An OCR cut could come as early as next month, the ASB says.

If key data, particularly the 7 August labour data and various inflation expectation measures are weak enough, then a cut could be on the cards.

ASB chief economist Nick Tuffley says every RBNZ meeting from now on will be conceivably ‘live’ and there could be cuts of 75bp by the end of the year. 

Even if there is not a cut next month, the bank expects 25bp OCR cuts in both October and November as core inflation cools for both imported and domestic measures.

“A 25bp cut in November is the bare minimum of what the RBNZ needs to deliver over the rest of the year, Tuffley says.

He says importantly, the sequence of data revisions is now downwards.

“The various core inflation measures – including in the RBNZ’s sectoral factor model – have fallen noticeably.

“These developments give us confidence that inflation pressures are falling fast enough that the RBNZ doesn’t need to wait for the release of the third quarter CPI data.”

Ahead of the RBNZ’s October meeting, Tuffley says the central bank will have the benefit of a couple of months of selected price indices, second quarter GDP, which is shaping up to be weak, the next NZIER Quarterly Survey of Business Opinion, and an early take on the extent to which consumer spending fares with the benefit of the impending tax cuts.

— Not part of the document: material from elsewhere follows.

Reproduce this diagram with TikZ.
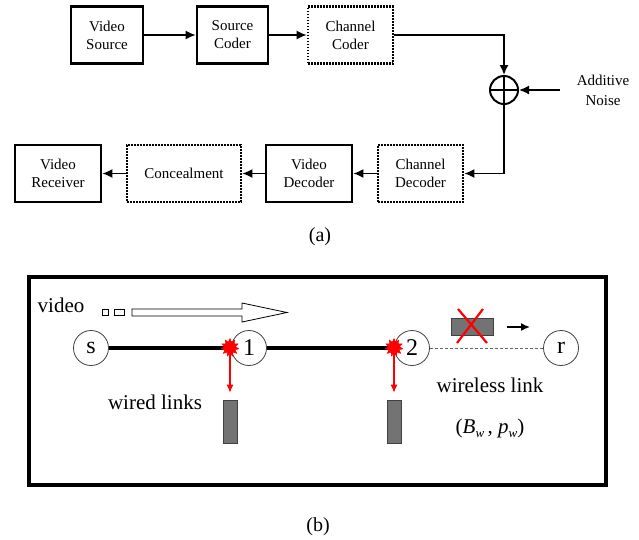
\documentclass[tikz,border=0pt]{standalone}
\usepackage{fontspec}
\setmainfont{Liberation Serif}
\usetikzlibrary{arrows.meta,shapes.geometric}
\begin{document}
\begin{tikzpicture}[x=1pt,y=-1pt,
  sbox/.style={draw,line width=2.6pt,minimum height=57pt,inner sep=0pt,align=center,font=\fontsize{15}{18}\selectfont},
  dbox/.style={sbox,dash pattern=on 1.6pt off 1.4pt},
  arr/.style={-{Latex[length=10pt,width=9pt]},line width=1.6pt},
  vnode/.style={circle,draw=black!75,line width=0.8pt,minimum size=35pt,inner sep=0pt,font=\fontsize{24}{24}\selectfont},
  splash/.style={star,star points=11,star point ratio=1.6,fill=red,draw=red,inner sep=0pt,minimum size=18pt},
  pkt/.style={fill=black!55,draw=black!75,line width=0.6pt,inner sep=0pt},
  redarr/.style={red,-{Latex[length=8pt,width=7pt]},line width=1.1pt},
  lbl/.style={font=\fontsize{21}{21}\selectfont},
  captext/.style={font=\fontsize{20}{20}\selectfont}]
\useasboundingbox (0,0) rectangle (639,539);
% ---------- (a) ----------
\node[sbox,minimum width=72pt] (vs) at (107,35) {Video\\Source};
\node[sbox,minimum width=71pt] (sc) at (232.5,35) {Source\\Coder};
\node[dbox,minimum width=85pt] (cc) at (350.5,35) {Channel\\Coder};
\node[circle,draw,line width=2pt,minimum size=28pt,inner sep=0pt] (add) at (504,90) {};
\draw[line width=2pt] (add.north) -- (add.south) (add.west) -- (add.east);
\node[align=center,font=\fontsize{15}{20}\selectfont] (noise) at (603,90) {Additive\\Noise};
\coordinate (nz) at (560,90);
\node[dbox,minimum width=85pt] (cd) at (420.5,173.5) {Channel\\Decoder};
\node[sbox,minimum width=86pt] (vd) at (309,173.5) {Video\\Decoder};
\node[dbox,minimum width=114pt] (con) at (184,173.5) {Concealment};
\node[sbox,minimum width=86pt] (vr) at (58,173.5) {Video\\Receiver};
\node[captext] (capa) at (320,237) {(a)};
\draw[arr] (vs) -- (sc);
\draw[arr] (sc) -- (cc);
\draw[arr] (cc.east) -| (add.north);
\draw[arr] (nz) -- (add.east);
\draw[arr] (add.south) |- (cd.east);
\draw[arr] (cd) -- (vd);
\draw[arr] (vd) -- (con);
\draw[arr] (con) -- (vr);
% ---------- (b) ----------
\draw[line width=4pt] (29,277) rectangle (606,485);
\node[lbl] (video) at (61,305) {video};
\draw[line width=0.8pt] (102,309) rectangle (108.5,315.5);
\draw[line width=0.8pt] (114,309) rectangle (124,315.5);
\draw[line width=0.8pt,fill=white] (132,309) -- (242,309) -- (242,303) -- (287,312.5) -- (242,322) -- (242,316) -- (132,316) -- cycle;
\node[vnode] (s) at (91,348) {s};
\node[vnode] (n1) at (249,348) {1};
\node[vnode] (n2) at (412,348) {2};
\node[vnode] (r) at (561,348) {r};
\draw[line width=3.5pt] (s) -- (n1);
\draw[line width=3.5pt] (n1) -- (n2);
\draw[dash pattern=on 3pt off 2pt,black!60,line width=1pt] (n2) -- (r);
\node[splash] (sp1) at (230,347.5) {};
\node[splash] (sp2) at (394,347.5) {};
\node[pkt,minimum width=14pt,minimum height=43pt] (b1) at (230,421.5) {};
\node[pkt,minimum width=14pt,minimum height=43pt] (b2) at (394,421.5) {};
\draw[redarr,shorten >=7pt] (sp1.center) -- (b1.north);
\draw[redarr,shorten >=7pt] (sp2.center) -- (b2.north);
\node[pkt,minimum width=42pt,minimum height=17pt] (pk) at (472,326.5) {};
\draw[red,line width=2.2pt] (458,309) -- (487,343);
\draw[red,line width=2.2pt] (483,309) -- (457,343);
\coordinate (m1) at (507,327);
\coordinate (m2) at (530,327);
\draw[-{Latex[length=9pt,width=8pt]},line width=1.6pt] (m1) -- (m2);
\node[lbl] (wired) at (155,402) {wired links};
\node[lbl] (wless) at (490,385) {wireless link};
\node[lbl] (bp) at (490,428) {(\textit{B}\raisebox{-0.45ex}{\fontsize{13}{13}\selectfont\textit{w}}\,, \textit{p}\raisebox{-0.45ex}{\fontsize{13}{13}\selectfont\textit{w}})};
\node[captext] (capb) at (318,527) {(b)};
\end{tikzpicture}
\end{document}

“Collectively we expect the run of data to switch the RBNZ’s risk of regret from that of easing too quickly – running the risk of inflation settling above 3% – to the regret from keeping monetary conditions too tight for too long and the associated economic costs this will bring.”

The heavy lifting of cooling inflation was done by imported prices as the pandemic premium on prices unwinds, the ASB says.

Domestic inflation has been slower to cool but is partly reflective of cost driven influences that monetary policy should seek to look through.

Stripping out some of these cost increases suggests annual underlying CPI inflation is already well below 3%, and it looks set to continue to cool.

Tuffley does not expect these higher costs to trigger a resurgence of wage and pricing pressures in the existing environment.

“This increases our confidence that core inflation will settle in the 1-3% target range, even with some modest OCR cuts.”